===== MATERIAL

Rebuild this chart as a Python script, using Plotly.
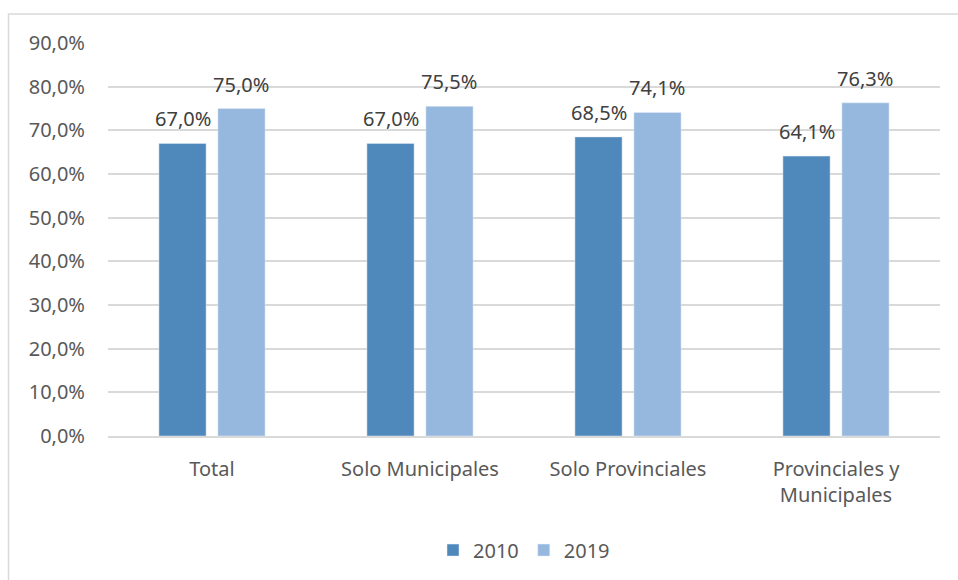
import plotly.graph_objects as go

categories = ["Total", "Solo Municipales", "Solo Provinciales", "Provinciales y<br>Municipales"]
series_names = ["2010", "2019"]
values_2010 = [67.0, 67.0, 68.5, 64.1]
values_2019 = [75.0, 75.5, 74.1, 76.3]
colors = ["#4f88bb", "#97b8de"]

W, H = 958, 580
L, R, T, B = 108, 18, 43, 143
pw, ph = W - L - R, H - T - B

fig = go.Figure()
for name, vals, col in zip(series_names, [values_2010, values_2019], colors):
    fig.add_trace(go.Bar(x=categories, y=vals, name=name, marker_color=col))

# data labels above bars
slot_px = pw / len(categories) * (1 - 0.433) / 2
for i, vals in enumerate([values_2010, values_2019]):
    shift = (i - 0.5) * slot_px
    for c, v in zip(categories, vals):
        fig.add_annotation(x=c, y=v, text=f"{v:.1f}%".replace(".", ","),
                           xshift=shift, yshift=9, yanchor="bottom", showarrow=False,
                           font=dict(size=20, color="#404040"))

fig.update_layout(
    width=W, height=H,
    margin=dict(l=L, r=R, t=T, b=B),
    paper_bgcolor="white", plot_bgcolor="white",
    separators=",.",
    barmode="group", bargap=0.433, bargroupgap=0.2,
    font=dict(family="Noto Sans", color="#595959", size=20),
    legend=dict(orientation="h", x=0.5, xanchor="center", y=-0.287, yanchor="middle",
                font=dict(size=20, color="#595959"), itemwidth=30,
                traceorder="normal"),
    showlegend=True,
)
fig.update_yaxes(range=[0, 90], dtick=10, tickformat=".1f", ticksuffix="%",
                 showgrid=True, gridcolor="#d9d9d9", gridwidth=1.5,
                 zeroline=False, showline=False, ticks="", ticklabelstandoff=22,
                 tickfont=dict(size=20, color="#595959"))
fig.update_xaxes(showline=True, linecolor="#d9d9d9", linewidth=2, ticks="",
                 ticklabelstandoff=14,
                 tickfont=dict(size=20, color="#595959"))

# chart border (top and left visible)
fig.add_shape(type="rect", xref="paper", yref="paper",
              x0=(8.5 - L) / pw, x1=(W + 5 - L) / pw,
              y0=-(B + 5) / ph, y1=(H - 14 - B) / ph,
              line=dict(color="#d9d9d9", width=1.5), layer="below")

fig.write_html("out.html")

==========

- _TO DO_
Reproduce every line above as written, skipping pictures.

- _ANSWER BELOW_
Rebuild this chart as a Python script, using Plotly.
import plotly.graph_objects as go

categories = ["Total", "Solo Municipales", "Solo Provinciales", "Provinciales y<br>Municipales"]
series_names = ["2010", "2019"]
values_2010 = [67.0, 67.0, 68.5, 64.1]
values_2019 = [75.0, 75.5, 74.1, 76.3]
colors = ["#4f88bb", "#97b8de"]

W, H = 958, 580
L, R, T, B = 108, 18, 43, 143
pw, ph = W - L - R, H - T - B

fig = go.Figure()
for name, vals, col in zip(series_names, [values_2010, values_2019], colors):
    fig.add_trace(go.Bar(x=categories, y=vals, name=name, marker_color=col))

# data labels above bars
slot_px = pw / len(categories) * (1 - 0.433) / 2
for i, vals in enumerate([values_2010, values_2019]):
    shift = (i - 0.5) * slot_px
    for c, v in zip(categories, vals):
        fig.add_annotation(x=c, y=v, text=f"{v:.1f}%".replace(".", ","),
                           xshift=shift, yshift=9, yanchor="bottom", showarrow=False,
                           font=dict(size=20, color="#404040"))

fig.update_layout(
    width=W, height=H,
    margin=dict(l=L, r=R, t=T, b=B),
    paper_bgcolor="white", plot_bgcolor="white",
    separators=",.",
    barmode="group", bargap=0.433, bargroupgap=0.2,
    font=dict(family="Noto Sans", color="#595959", size=20),
    legend=dict(orientation="h", x=0.5, xanchor="center", y=-0.287, yanchor="middle",
                font=dict(size=20, color="#595959"), itemwidth=30,
                traceorder="normal"),
    showlegend=True,
)
fig.update_yaxes(range=[0, 90], dtick=10, tickformat=".1f", ticksuffix="%",
                 showgrid=True, gridcolor="#d9d9d9", gridwidth=1.5,
                 zeroline=False, showline=False, ticks="", ticklabelstandoff=22,
                 tickfont=dict(size=20, color="#595959"))
fig.update_xaxes(showline=True, linecolor="#d9d9d9", linewidth=2, ticks="",
                 ticklabelstandoff=14,
                 tickfont=dict(size=20, color="#595959"))

# chart border (top and left visible)
fig.add_shape(type="rect", xref="paper", yref="paper",
              x0=(8.5 - L) / pw, x1=(W + 5 - L) / pw,
              y0=-(B + 5) / ph, y1=(H - 14 - B) / ph,
              line=dict(color="#d9d9d9", width=1.5), layer="below")

fig.write_html("out.html")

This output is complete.